Of course, biodiversity is the work of divine wisdom and was not granted to humanity for its unruly control. By the same token, dominion over the earth and its environs implies rational use and enjoyment of its benefits, and not destructive acquisition of its resources out of a sense of greed. Nevertheless, especially in our times, we observe an excessive abuse of natural resources, resulting in the destruction of the environmental balance of the planet’s ecosystems and generally of ecological conditions, so that the divinely-ordained regulations of human existence on earth are increasingly transgressed. For instance, all of us – scientists, as well as religious and political leaders, indeed all people – are witnessing a rise in the atmosphere’s temperature, extreme weather conditions, the pollution of ecosystems both on land and in the sea, and an overall disturbance – sometimes to the point of utter destruction – of the potential for life in some regions of the world.

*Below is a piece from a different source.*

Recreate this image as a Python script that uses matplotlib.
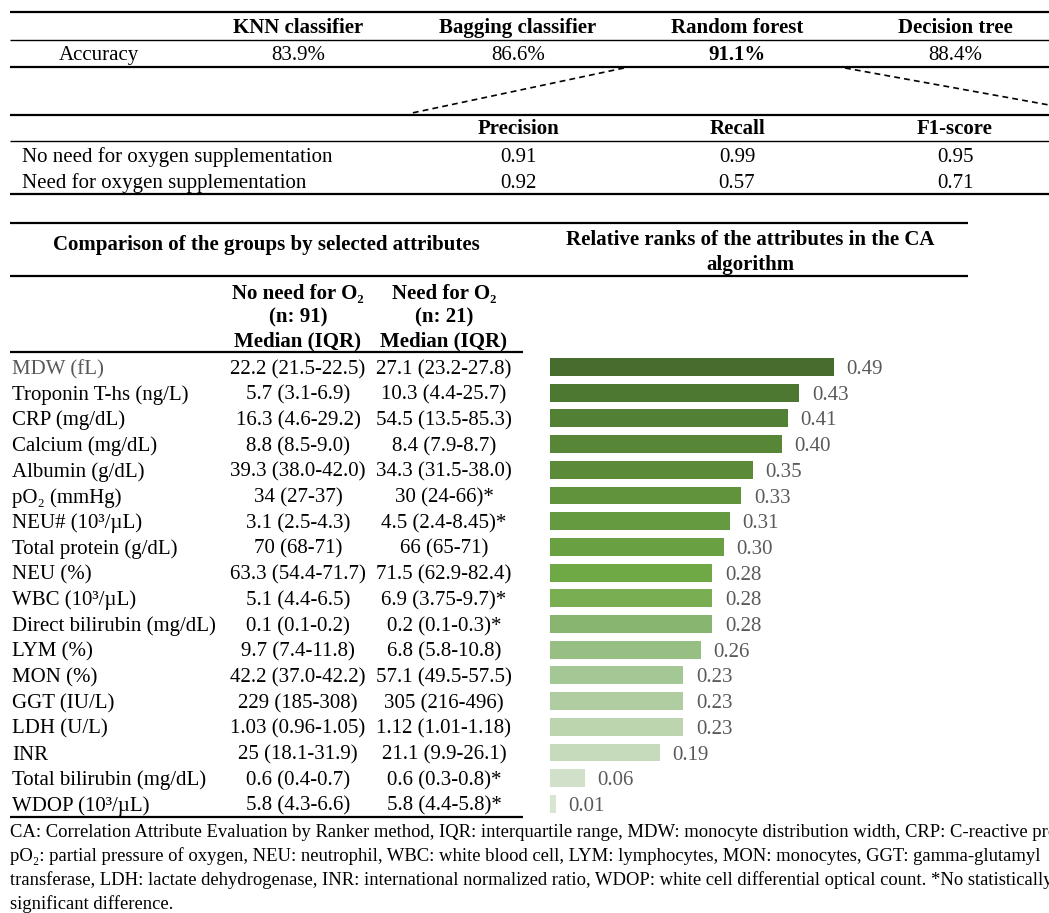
import numpy as np
import matplotlib
matplotlib.use('Agg')
import matplotlib.pyplot as plt

plt.rcParams['font.family'] = ['Liberation Serif', 'DejaVu Serif']

#=========================================================================================
# data

models = ['KNN classifier', 'Bagging classifier', 'Random forest', 'Decision tree']
accuracy = ['83.9%', '86.6%', '91.1%', '88.4%']
best_model = 'Random forest'

metric_names = ['Precision', 'Recall', 'F1-score']
class_names = ['No need for oxygen supplementation', 'Need for oxygen supplementation']
precision = [0.91, 0.92]
recall = [0.99, 0.57]
f1 = [0.95, 0.71]

attributes = ['MDW (fL)', 'Troponin T-hs (ng/L)', 'CRP (mg/dL)', 'Calcium (mg/dL)',
              'Albumin (g/dL)', 'pO\u2082 (mmHg)', 'NEU# (10\u00b3/\u00b5L)', 'Total protein (g/dL)',
              'NEU (%)', 'WBC (10\u00b3/\u00b5L)', 'Direct bilirubin (mg/dL)', 'LYM (%)',
              'MON (%)', 'GGT (IU/L)', 'LDH (U/L)', 'INR', 'Total bilirubin (mg/dL)',
              'WDOP (10\u00b3/\u00b5L)']
no_need = ['22.2 (21.5-22.5)', '5.7 (3.1-6.9)', '16.3 (4.6-29.2)', '8.8 (8.5-9.0)',
           '39.3 (38.0-42.0)', '34 (27-37)', '3.1 (2.5-4.3)', '70 (68-71)',
           '63.3 (54.4-71.7)', '5.1 (4.4-6.5)', '0.1 (0.1-0.2)', '9.7 (7.4-11.8)',
           '42.2 (37.0-42.2)', '229 (185-308)', '1.03 (0.96-1.05)', '25 (18.1-31.9)',
           '0.6 (0.4-0.7)', '5.8 (4.3-6.6)']
need = ['27.1 (23.2-27.8)', '10.3 (4.4-25.7)', '54.5 (13.5-85.3)', '8.4 (7.9-8.7)',
        '34.3 (31.5-38.0)', '30 (24-66)*', '4.5 (2.4-8.45)*', '66 (65-71)',
        '71.5 (62.9-82.4)', '6.9 (3.75-9.7)*', '0.2 (0.1-0.3)*', '6.8 (5.8-10.8)',
        '57.1 (49.5-57.5)', '305 (216-496)', '1.12 (1.01-1.18)', '21.1 (9.9-26.1)',
        '0.6 (0.3-0.8)*', '5.8 (4.4-5.8)*']
ranks = [0.49, 0.43, 0.41, 0.40, 0.35, 0.33, 0.31, 0.30, 0.28, 0.28, 0.28, 0.26,
         0.23, 0.23, 0.23, 0.19, 0.06, 0.01]
bar_colors = ['#466D2D', '#4C7831', '#528034', '#578637', '#5B8B39', '#61933D',
              '#659A40', '#69A042', '#6FA946', '#7AAE53', '#88B570', '#97BF84',
              '#A4C796', '#B0CDA2', '#BCD5AF', '#C6DBBB', '#D1E0C8', '#D8E5D0']

footnote = ['CA: Correlation Attribute Evaluation by Ranker method, IQR: interquartile range, MDW: monocyte distribution width, CRP: C-reactive protein,',
            'pO\u2082: partial pressure of oxygen, NEU: neutrophil, WBC: white blood cell, LYM: lymphocytes, MON: monocytes, GGT: gamma-glutamyl',
            'transferase, LDH: lactate dehydrogenase, INR: international normalized ratio, WDOP: white cell differential optical count. *No statistically',
            'significant difference.']

#=========================================================================================

W, H = 1049, 913
fig = plt.figure(figsize=(W / 100, H / 100), dpi=100)
ax = fig.add_axes([0, 0, 1, 1])
ax.set_xlim(0, W)
ax.set_ylim(H, 0)
ax.axis('off')

fs = 15
gray = '#595959'

def hline(y, x0, x1, lw):
    ax.plot([x0, x1], [y, y], color='black', lw=lw, solid_capstyle='butt')

def txt(x, y, s, ha='center', **kw):
    # y is the visual middle of the capitals; put baseline below it
    kw.setdefault('fontsize', fs)
    ax.text(x, y + 0.34 * kw['fontsize'] * 100 / 72, s, ha=ha, va='baseline', **kw)

# top table
col_x = [298, 518, 737, 955]
hline(12, 10, W, 1.6)
hline(40, 10, W, 1.0)
hline(67, 10, W, 1.6)
for x, m, a in zip(col_x, models, accuracy):
    txt(x, 26, m, fontweight='bold')
    txt(x, 53, a, fontweight='bold' if m == best_model else 'normal')
txt(99, 53, 'Accuracy')

# dashed zoom lines
ax.plot([624, 412], [68, 113], color='black', lw=1.2, ls=(0, (3.5, 2.5)))
ax.plot([845, W], [68, 105], color='black', lw=1.2, ls=(0, (3.5, 2.5)))

# second table
hline(115, 10, W, 1.6)
hline(141, 10, W, 1.0)
hline(194, 10, W, 1.6)
for x, name in zip(col_x[1:], metric_names):
    txt(x, 127, name, fontweight='bold')
for j, cname in enumerate(class_names):
    y = 155 + j * 26
    txt(22, y, cname, ha='left')
    for x, vals in zip(col_x[1:], [precision, recall, f1]):
        txt(x, y, '%.2f' % vals[j])

# bottom section
hline(223, 10, 968, 1.6)
hline(276, 10, 968, 1.6)
txt(266, 243, 'Comparison of the groups by selected attributes', fontweight='bold')
txt(750, 238, 'Relative ranks of the attributes in the CA', fontweight='bold')
txt(750, 263, 'algorithm', fontweight='bold')

c1, c2 = 298, 444
for x, head in [(c1, ['No need for O\u2082', '(n: 91)', 'Median (IQR)']),
                (c2, ['Need for O\u2082', '(n: 21)', 'Median (IQR)'])]:
    for k, t in enumerate(head):
        txt(x, 292 + k * 23.5, t, fontweight='bold')
hline(352, 10, 523, 1.6)

y0, dy = 367, 25.7
for i in range(len(attributes)):
    y = y0 + i * dy
    txt(12, y, attributes[i], ha='left', color=gray if i == 0 else 'black')
    txt(c1, y, no_need[i])
    txt(c2, y, need[i])
hline(817, 10, 523, 1.6)

for k, line in enumerate(footnote):
    txt(10, 831 + k * 23.8, line, ha='left', fontsize=13.4)

# bars
n = len(ranks)
top = y0 - dy / 2
bot = y0 + (n - 1) * dy + dy / 2
bx0 = 550
xmax = 0.6
bax = fig.add_axes([bx0 / W, 1 - bot / H, xmax * 580 / W, (bot - top) / H])
bax.set_xlim(0, xmax)
bax.set_ylim(n - 0.5, -0.5)
bax.axis('off')
bax.patch.set_alpha(0)
pos = np.arange(n)
bax.barh(pos, ranks, height=0.7, color=bar_colors)
for p, v in zip(pos, ranks):
    bax.annotate('%.2f' % v, (v, p), xytext=(9, -0.34 * fs), textcoords='offset points',
                 ha='left', va='baseline', fontsize=fs, color=gray)

plt.savefig('out.png', dpi=100)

Inasmuch as the Mother Church perceives and evaluates the ensuing dangers of such ecological conditions for humanity, already from the time of our blessed predecessor, Ecumenical Patriarch Dimitrios, [it has] established September 1st of each year as a day of prayer for the natural environment. Yet, we are obliged to admit that the causes of the aforementioned ecological changes are not inspired by God but initiated by humans. Thus, the invocation and supplication of the Church and us all to God as the Lord of lords and Ruler of all for the restoration of creation are essentially a petition of repentance for our sinfulness in destroying the world instead of working to preserve and sustain its ever-flourishing resources reasonably and carefully.

When we pray to and entreat God for the preservation of the natural environment, we are ultimately imploring God to change [the] mindset of the powerful in the world, enlightening them not to destroy the planet’s ecosystem for reasons of financial profit and ephemeral interest. This in turn, however, also concerns each one of us inasmuch as we all generate small ecological damage in our individual capacity and ignorance. Therefore, in praying for the natural environment, we are praying for personal repentance for our contribution – smaller or greater – to the disfigurement and destruction of creation, which we collectively experience regionally and occasionally through the immense phenomena of our time.

In addressing this appeal, petition and exhortation from the sacred Center of Orthodoxy to all people throughout the world, we pray that our gracious Lord, who granted this earthly paradise to all people dwelling on our planet, will speak to the hearts of everyone so that we may respect the ecological balance that He offered in His wisdom and goodness, so that both we and future generations will enjoy His gifts with thanksgiving and glorification.

May this divine wisdom, peace and power, which created and sustains and guides all creation in its hope for salvation in the kingdom, always maintain the beauty of the world and the welfare of humanity, leading all people of good will to produce fruitful works toward this purpose. And we invoke His grace and mercy on all of you, particularly those who respect and protect creation. Amen.